Tivesse eu algum poder e reescrevia alguns clássicos. Os irmãos Grimm que me perdoem, mas na actualidade a Branca de Neve não estaria simplesmente a ser bonita e boazinha em casa dos anões e a ocupar-se da higienização da mesma. Possivelmente estaria a fazer uma live para o Instagram a partilhar dicas de beleza com os seguidores, que isto de ser a mais bonita do mundo está longe de ser fácil e suscita sempre alguma curiosidade. Afinal todos tentamos sempre melhorar a aparência e empurrar a idade seja lá com que armas tivermos ao nosso alcance. Imaginemos uma terça feira em que a Branca de Neve, desidratada e recém-chegada do crossfit se prepara para fazer um smoothie no copo liquidificador. Cheia de pressa, obviamente, que o dia-a-dia vive-se em azáfama e ter tempo parece logo prenúncio do acometimento de um pecado capital. De repente ouve tocar à porta. Serão os suplementos que encomendou pela net? Será a saia amarela e o corpete azul com laço vermelho que encomendou na semana anterior com 15% de desconto? Os habituais dramas da actualidade. Ao abrir a porta vê uma colega de treino lá da box, um pouco invejosa, é verdade, que comprou fruta a mais e disponibilizou o excedente. Não, não as maçãs, essas tiveram a sua época. Vermelhas por fora e brancas por dentro. Fastidiosas. Há algum tempo que deixaram de ser as estrelas das dietas. Excelentes para os dentes, talvez. Mas porque não um tomate neste clássico? Sumarento, fresquinho, vermelho por dentro e por fora. Branca de Neve aceita sem desconfiar. Aceita um presente daquela coleguinha treino, bastante competitiva e de sorriso falso. Deu-se mal. O dito tomate já não estava cheio de saúde. Branca cai para o lado depois do smoothie que fez com o tomate oferecido. O resto já vocês conhecem e não me cabe a mim modificar. Simplesmente mudei a ementa.
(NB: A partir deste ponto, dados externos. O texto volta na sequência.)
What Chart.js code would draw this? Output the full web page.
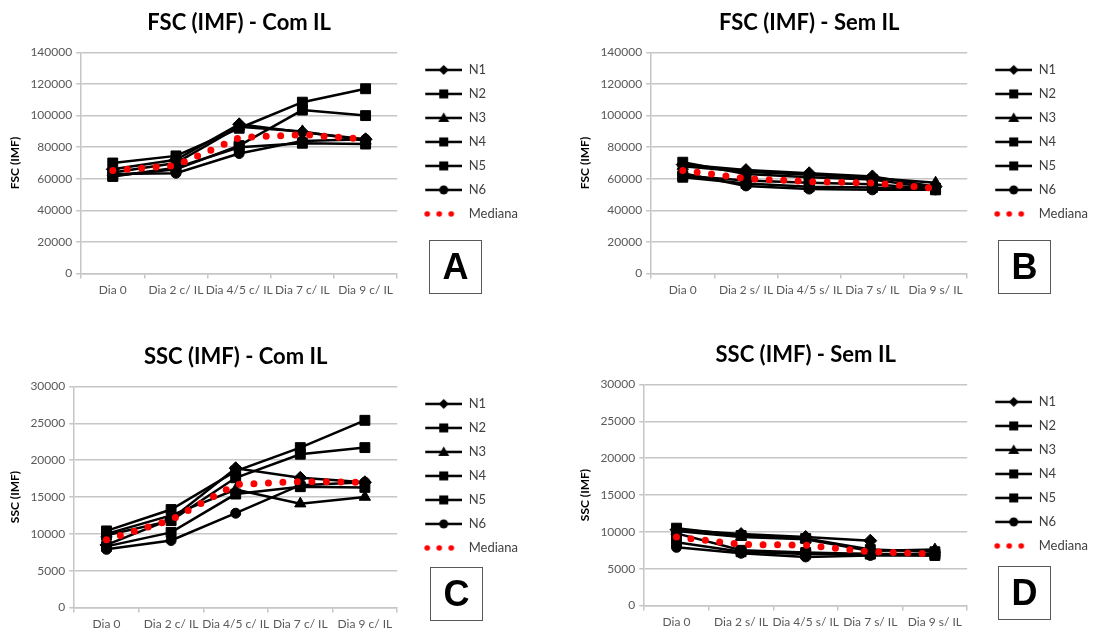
<!DOCTYPE html>
<html>
<head>
<meta charset="utf-8">
<script src="https://cdn.jsdelivr.net/npm/chart.js@4.4.1/dist/chart.umd.min.js"></script>
<style>
  body { margin: 0; background: #fff; }
  #wrap { position: relative; width: 1094px; height: 633px; overflow: hidden; }
  canvas { position: absolute; }
  .letra {
    position: absolute; width: 53px; height: 54px; border: 1px solid #595959;
    font: bold 36px "Liberation Sans", Arial, sans-serif; color: #000;
    display: flex; align-items: center; justify-content: center; box-sizing: border-box;
  }
</style>
</head>
<body>
<div id="wrap">
  <canvas id="gA" width="535" height="301" style="left:0;top:0"></canvas>
  <canvas id="gB" width="535" height="301" style="left:570px;top:0"></canvas>
  <canvas id="gC" width="535" height="301" style="left:0;top:334px"></canvas>
  <canvas id="gD" width="535" height="301" style="left:570px;top:332px"></canvas>
  <div class="letra" style="left:429px;top:240px">A</div>
  <div class="letra" style="left:998px;top:240px">B</div>
  <div class="letra" style="left:430px;top:567px">C</div>
  <div class="letra" style="left:998px;top:566px">D</div>
</div>
<script>
// --- dados ---
const diasCom = ['Dia 0', 'Dia 2 c/ IL', 'Dia 4/5 c/ IL', 'Dia 7 c/ IL', 'Dia 9 c/ IL'];
const diasSem = ['Dia 0', 'Dia 2 s/ IL', 'Dia 4/5 s/ IL', 'Dia 7 s/ IL', 'Dia 9 s/ IL'];
const nomes = ['N1', 'N2', 'N3', 'N4', 'N5', 'N6'];
const marcadores = ['rectRot', 'rect', 'triangle', 'rect', 'rect', 'circle'];

// FSC com IL (A)
const fscCom = [
  [66000, 72000, 94500, 89500, 85000],
  [70000, 74500, 92000, 108500, 117000],
  [64000, 70000, 93000, 90000, 84000],
  [62000, 66000, 81000, 103500, 100000],
  [61500, 67000, 80000, 82500, 82000],
  [63000, 63500, 76000, 84000, 85000]
];
const fscComMediana = [65300, 68400, 86000, 88000, 85000];

// FSC sem IL (B)
const fscSem = [
  [69000, 65500, 63500, 61500, 55000],
  [70500, 63000, 61000, 59500, 54000],
  [68000, 64500, 62500, 60500, 57500],
  [62000, 59000, 57500, 56500, 53500],
  [61000, 57000, 55000, 54500, 53000],
  [63500, 55500, 53500, 53000, 53000]
];
const fscSemMediana = [65300, 60200, 58200, 57300, 54000];

// SSC com IL (C)
const sscCom = [
  [8500, 12000, 18900, 17600, 17000],
  [10400, 13300, 18500, 21700, 25400],
  [10000, 12500, 16000, 14100, 15000],
  [9800, 11800, 17600, 20800, 21700],
  [8300, 10200, 15400, 16400, 16300],
  [7900, 9100, 12800, 16600, 17000]
];
const sscComMediana = [9200, 11900, 16700, 17100, 17000];

// SSC sem IL (D)
const sscSem = [
  [10300, 9700, 9300, 8800, null],
  [10500, 9500, 9100, 7600, 7300],
  [10100, 9300, 9000, 7400, 7600],
  [9800, 7500, 7200, 7000, 7000],
  [8600, 7300, 7000, 7000, 6800],
  [7900, 7100, 6600, 6800, 6800]
];
const sscSemMediana = [9300, 8300, 8200, 7300, 7000];

const CINZA = '#595959';
const GRADE = '#c6c6c6';
const VERMELHO = '#ff0000';
const raios = { rectRot: 6.5, rect: 7, triangle: 6.5, circle: 5 };

// icones da legenda (linha + marcador)
function iconeLegenda(tipo) {
  const c = document.createElement('canvas');
  c.width = 54; c.height = 14;
  const g = c.getContext('2d');
  const x = 35.5, y = 7;
  if (tipo === 'mediana') {
    g.fillStyle = VERMELHO;
    [19, 31, 43].forEach(px => { g.beginPath(); g.arc(px, y, 2.8, 0, 2 * Math.PI); g.fill(); });
    return c;
  }
  g.strokeStyle = '#000'; g.lineWidth = 2.5;
  g.beginPath(); g.moveTo(17, y); g.lineTo(54, y); g.stroke();
  g.fillStyle = '#000';
  g.beginPath();
  if (tipo === 'rectRot') {
    g.moveTo(x, y - 5); g.lineTo(x + 5, y); g.lineTo(x, y + 5); g.lineTo(x - 5, y);
  } else if (tipo === 'rect') {
    g.rect(x - 4.5, y - 4.5, 9, 9);
  } else if (tipo === 'triangle') {
    g.moveTo(x, y - 5.5); g.lineTo(x + 5.5, y + 4); g.lineTo(x - 5.5, y + 4);
  } else {
    g.arc(x, y, 4.5, 0, 2 * Math.PI);
  }
  g.closePath(); g.fill();
  return c;
}
const icones = marcadores.map(iconeLegenda).concat([iconeLegenda('mediana')]);

function grafico(id, titulo, eixoY, labels, series, mediana, maxY, passo) {
  const datasets = series.map((vals, i) => ({
    label: nomes[i],
    data: vals,
    borderColor: '#000',
    backgroundColor: '#000',
    borderWidth: 2.5,
    pointStyle: marcadores[i],
    pointRadius: raios[marcadores[i]],
    pointBorderWidth: 1,
    tension: 0,
    spanGaps: false
  }));
  datasets.push({
    label: 'Mediana',
    data: mediana,
    borderColor: VERMELHO,
    backgroundColor: VERMELHO,
    borderWidth: 7,
    borderDash: [0, 14.5],
    borderCapStyle: 'round',
    pointRadius: 0,
    tension: 0,
    order: -1
  });

  new Chart(document.getElementById(id), {
    type: 'line',
    data: { labels: labels, datasets: datasets },
    options: {
      responsive: false,
      animation: false,
      devicePixelRatio: 1,
      layout: { padding: { left: 4, right: 7, bottom: 0 } },
      plugins: {
        tooltip: { enabled: false },
        title: {
          display: true, text: titulo, fullSize: false, color: '#000',
          font: { family: 'Lato', size: 22, weight: 'bold' },
          padding: { top: 10, bottom: 16 }
        },
        legend: {
          position: 'right', align: 'start', fullSize: false,
          labels: {
            usePointStyle: true, pointStyleWidth: 54, padding: 11,
            color: '#404040', font: { family: 'Lato', size: 13 },
            generateLabels: function(chart) {
              const itens = Chart.defaults.plugins.legend.labels.generateLabels(chart);
              itens.sort((a, b) => a.datasetIndex - b.datasetIndex);
              itens.forEach(it => { it.pointStyle = icones[it.datasetIndex]; it.rotation = 0; });
              return itens;
            }
          }
        }
      },
      scales: {
        x: {
          offset: true,
          grid: { offset: true, drawOnChartArea: false, tickLength: 5, color: GRADE, lineWidth: 1.5 },
          border: { color: GRADE, width: 1.5 },
          ticks: { autoSkip: false, maxRotation: 0, minRotation: 0, padding: 4, color: CINZA,
                   font: { family: 'Lato', size: 12 } }
        },
        y: {
          min: 0, max: maxY,
          grid: { color: GRADE, lineWidth: 1.5, tickLength: 5 },
          border: { color: GRADE, width: 1.5 },
          ticks: { stepSize: passo, padding: 4, color: CINZA, font: { family: 'Lato', size: 12 },
                   callback: v => String(v) },
          title: { display: true, text: eixoY, color: '#000',
                   font: { family: 'Lato', size: 12, weight: 'bold' } }
        }
      }
    }
  });
}

grafico('gA', 'FSC (IMF) - Com IL', 'FSC (IMF)', diasCom, fscCom, fscComMediana, 140000, 20000);
grafico('gB', 'FSC (IMF) - Sem IL', 'FSC (IMF)', diasSem, fscSem, fscSemMediana, 140000, 20000);
grafico('gC', 'SSC (IMF) - Com IL', 'SSC (IMF)', diasCom, sscCom, sscComMediana, 30000, 5000);
grafico('gD', 'SSC (IMF) - Sem IL', 'SSC (IMF)', diasSem, sscSem, sscSemMediana, 30000, 5000);
</script>
</body>
</html>
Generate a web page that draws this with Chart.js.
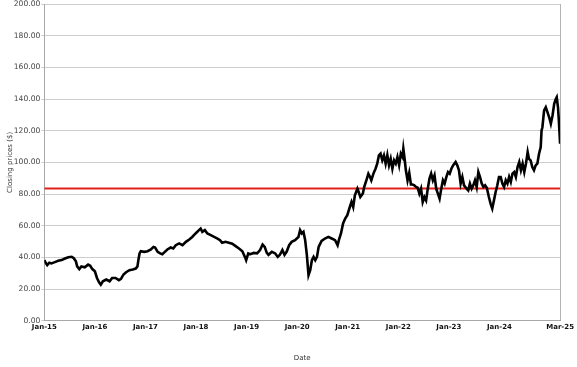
<!DOCTYPE html>
<html>
<head>
<meta charset="utf-8">
<script src="https://cdn.jsdelivr.net/npm/chart.js@4/dist/chart.umd.min.js"></script>
<style>
  html, body { margin: 0; padding: 0; background: #ffffff; }
  #wrap { width: 577px; height: 367px; }
</style>
</head>
<body>
<div id="wrap"><canvas id="c" width="577" height="367"></canvas></div>
<script>
// Months since Jan 2015 (sample positions)
const months = [
  0.0, 0.4, 0.7, 1.2, 1.7, 2.5, 3.3, 4.1, 4.9, 5.7, 6.5, 7.0, 7.5, 7.8, 8.3, 8.8, 9.6, 10.4, 10.9, 11.4,
  12.0, 12.5, 13.0, 13.4, 13.9, 14.7, 15.5, 16.1, 16.9, 17.7, 18.2, 18.8, 19.4, 20.2, 21.0, 21.7, 22.1, 22.4,
  22.6, 22.9, 23.7, 24.5, 25.3, 25.9, 26.3, 26.9, 27.5, 28.0, 28.6, 29.2, 30.0, 30.6, 31.2, 32.0, 32.8, 33.6,
  34.4, 35.1, 35.9, 36.7, 37.1, 37.5, 38.1, 38.7, 39.5, 40.3, 41.1, 41.7, 42.2, 43.0, 43.8, 44.6, 45.4, 46.2,
  47.0, 47.6, 47.9, 48.4, 48.9, 49.7, 50.5, 51.2, 51.8, 52.3, 52.8, 53.2, 54.0, 54.8, 55.4, 55.9, 56.5, 57.0,
  57.5, 58.1, 58.7, 59.5, 60.3, 60.7, 61.1, 61.5, 61.9, 62.3, 62.7, 63.1, 63.5, 63.9, 64.3, 64.7, 65.1, 65.8,
  66.6, 67.4, 68.2, 69.0, 69.6, 69.9, 70.4, 70.9, 71.4, 71.9, 72.5, 72.9, 73.3, 73.7, 74.3, 74.6, 75.0, 75.6,
  75.9, 76.3, 76.9, 77.3, 77.6, 78.1, 78.6, 79.0, 79.4, 79.8, 80.2, 80.6, 81.0, 81.4, 81.8, 82.2, 82.6, 83.0,
  83.4, 83.8, 84.2, 84.6, 85.0, 85.2, 85.5, 85.8, 86.2, 86.6, 87.0, 87.4, 87.8, 88.2, 88.6, 89.0, 89.4, 89.8,
  90.2, 90.6, 91.0, 91.4, 91.8, 92.2, 92.6, 93.0, 93.4, 93.8, 94.2, 94.6, 95.0, 95.4, 95.8, 96.2, 96.6, 97.0,
  97.6, 98.0, 98.4, 98.8, 99.2, 99.6, 100.2, 100.6, 101.0, 101.4, 101.8, 102.2, 102.6, 103.0, 103.4, 103.8,
  104.2, 104.6, 105.0, 105.5, 105.9, 106.3, 106.7, 107.1, 107.5, 107.9, 108.3, 108.7, 109.1, 109.5, 109.9,
  110.3, 110.7, 111.1, 111.5, 111.9, 112.3, 112.7, 113.1, 113.5, 113.9, 114.3, 114.7, 115.0, 115.4, 115.8,
  116.2, 116.6, 117.0, 117.4, 117.8, 118.0, 118.2, 118.6, 119.0, 119.4, 119.8, 120.2, 120.6, 121.0, 121.4,
  121.6, 121.9, 122.1, 122.4
];
// Closing prices ($)
const closes = [
  38.3, 36.2, 35.1, 36.6, 36.2, 37.0, 37.8, 38.3, 39.3, 40.1, 40.4, 39.5, 37.5, 34.3, 32.6, 34.3, 33.7, 35.4, 34.7, 32.6,
  31.2, 27.0, 24.2, 22.8, 24.9, 26.0, 24.9, 27.0, 27.0, 25.6, 26.4, 29.2, 30.6, 31.9, 32.3, 32.9, 34.3, 39.5,
  42.5, 43.9, 43.5, 43.9, 45.0, 46.6, 46.2, 43.5, 42.5, 42.0, 43.5, 45.0, 46.2, 45.6, 47.7, 48.8, 47.7, 49.8,
  51.3, 52.9, 55.1, 57.2, 58.2, 56.1, 57.2, 55.1, 54.0, 52.9, 51.9, 50.9, 49.2, 49.8, 49.2, 48.6, 47.1, 45.6,
  43.9, 40.3, 38.2, 42.5, 42.0, 42.8, 42.5, 44.6, 48.1, 46.6, 42.8, 41.6, 43.5, 42.5, 40.3, 41.6, 44.6, 41.6,
  43.5, 47.7, 49.8, 50.9, 52.9, 57.2, 55.1, 56.1, 50.9, 41.6, 28.8, 31.9, 38.2, 40.3, 38.2, 40.3, 46.6, 50.4,
  51.9, 52.9, 51.9, 50.9, 47.7, 50.9, 55.1, 61.4, 64.5, 66.6, 71.8, 75.0, 71.8, 79.2, 83.4, 81.3, 78.1, 80.3,
  84.4, 87.6, 92.9, 90.8, 88.7, 92.9, 96.0, 99.2, 104.4, 105.5, 101.3, 104.4, 99.2, 104.6, 98.2, 102.3, 96.0, 101.3,
  99.2, 103.4, 98.2, 105.5, 103.4, 108.6, 102.3, 95.0, 88.6, 93.4, 86.0, 86.0, 85.5, 84.5, 84.0, 80.3, 83.4, 75.0,
  78.1, 76.0, 83.4, 89.7, 92.9, 88.7, 91.8, 83.4, 80.3, 77.1, 83.4, 88.7, 86.6, 90.7, 93.9, 92.9, 96.0, 98.1,
  100.2, 98.1, 95.0, 86.6, 90.7, 85.5, 83.4, 82.3, 86.6, 83.4, 85.5, 88.7, 84.5, 93.9, 90.7, 86.6,
  84.5, 85.5, 84.0, 78.1, 74.0, 70.8, 76.0, 81.3, 85.5, 90.8, 90.8, 86.6, 84.4, 88.7, 86.6,
  90.8, 87.6, 92.9, 93.9, 90.8, 97.0, 100.2, 95.0, 99.2, 93.9, 99.2, 106.5, 102.3, 101.3, 97.0,
  95.0, 98.1, 99.2, 105.5, 109.6, 120.2, 122.2, 132.8, 134.8, 131.7, 128.5, 124.4, 129.6, 137.0, 140.1,
  141.1, 134.8, 126.5, 111.8
];
// Reference level (red line)
const referenceLevel = 83.5;
// X tick positions (months since Jan 2015) and labels
const tickMonths = [0, 12, 24, 36, 48, 60, 72, 84, 96, 108, 122.4];
const tickLabels = ["Jan-15", "Jan-16", "Jan-17", "Jan-18", "Jan-19", "Jan-20", "Jan-21", "Jan-22", "Jan-23", "Jan-24", "Mar-25"];
const yTicks = [0, 20, 40, 60, 80, 100, 120, 140, 160, 180, 200];

const priceData = months.map((m, i) => ({ x: m, y: closes[i] }));
const xMin = tickMonths[0], xMax = tickMonths[tickMonths.length - 1];
const refData = [{ x: xMin, y: referenceLevel }, { x: xMax, y: referenceLevel }];

new Chart(document.getElementById('c'), {
  type: 'line',
  data: {
    datasets: [
      { data: priceData, borderColor: '#000000', borderWidth: 2.6, pointRadius: 0, tension: 0, fill: false, borderJoinStyle: 'miter' },
      { data: refData, borderColor: '#e4201a', borderWidth: 2, pointRadius: 0, tension: 0, fill: false }
    ]
  },
  options: {
    responsive: false,
    animation: false,
    devicePixelRatio: 1,
    layout: { padding: { top: 3.3, right: 13.7, left: 0, bottom: 0 } },
    plugins: { legend: { display: false }, tooltip: { enabled: false } },
    scales: {
      x: {
        type: 'linear',
        min: xMin, max: xMax,
        afterBuildTicks: (s) => { s.ticks = tickMonths.map(v => ({ value: v })); },
        afterFit: (s) => { s.height = 46.3; },
        grid: {
          color: (ctx) => (ctx.index === tickMonths.length - 1 ? '#b4b4b4' : 'rgba(0,0,0,0)'),
          drawTicks: false
        },
        border: { color: '#a8a8a8', width: 1 },
        ticks: {
          autoSkip: false, maxRotation: 0, padding: 3,
          color: '#111111',
          font: { family: 'DejaVu Sans', size: 7, weight: 'bold', lineHeight: 1 },
          callback: (v, i) => tickLabels[i]
        },
        title: {
          display: true, text: 'Date', color: '#333333',
          font: { family: 'DejaVu Sans', size: 7, lineHeight: 1.2 },
          padding: { top: 0, bottom: 5 }
        }
      },
      y: {
        min: 0, max: 200,
        afterBuildTicks: (s) => { s.ticks = yTicks.map(v => ({ value: v })); },
        afterFit: (s) => { s.width = 44.3; },
        grid: { color: '#cdcdcd', lineWidth: 1, tickLength: 3, drawTicks: true },
        border: { color: '#a8a8a8', width: 1 },
        ticks: {
          padding: 1, color: '#444444',
          font: { family: 'DejaVu Sans', size: 7.6, lineHeight: 0.8 },
          callback: (v) => Number(v).toFixed(2)
        },
        title: {
          display: true, text: 'Closing prices ($)', color: '#333333',
          font: { family: 'DejaVu Sans', size: 7, lineHeight: 1.2 },
          padding: { top: 6, bottom: 0 }
        }
      }
    }
  }
});
</script>
</body>
</html>
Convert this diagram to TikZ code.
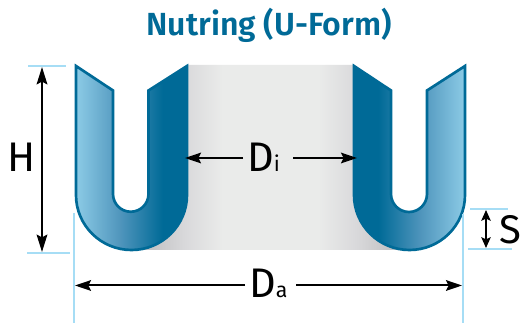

Não nos esqueçamos ainda da expressão «Os tomates do Padre Inácio», usada para nos referirmos a algo fraudulento, falso. Expressão essa que sempre que emprego suscita olhares de julgamento. Será que conhecem a expressão? Ou acham que eu conheço mesmo um Padre chamado Inácio com demasiado pormenor? Inclino-me para a segunda opção, a avaliar pelas expressões de puro terror.
No fundo há que dar à estrela deste texto, o tomate, o devido valor. Tendo eu já escrito no passado sobre picante, o Leitor começa talvez a aperceber-se da minha obsessão pelo tom vermelho vivo, ou vermelho sangue. Sendo um fruto tão apelativo, não tem a posição de destaque que merece. É a génese do Ketchup, caro Leitor. Não pode ter vindo do outro lado do Atlântico em vão.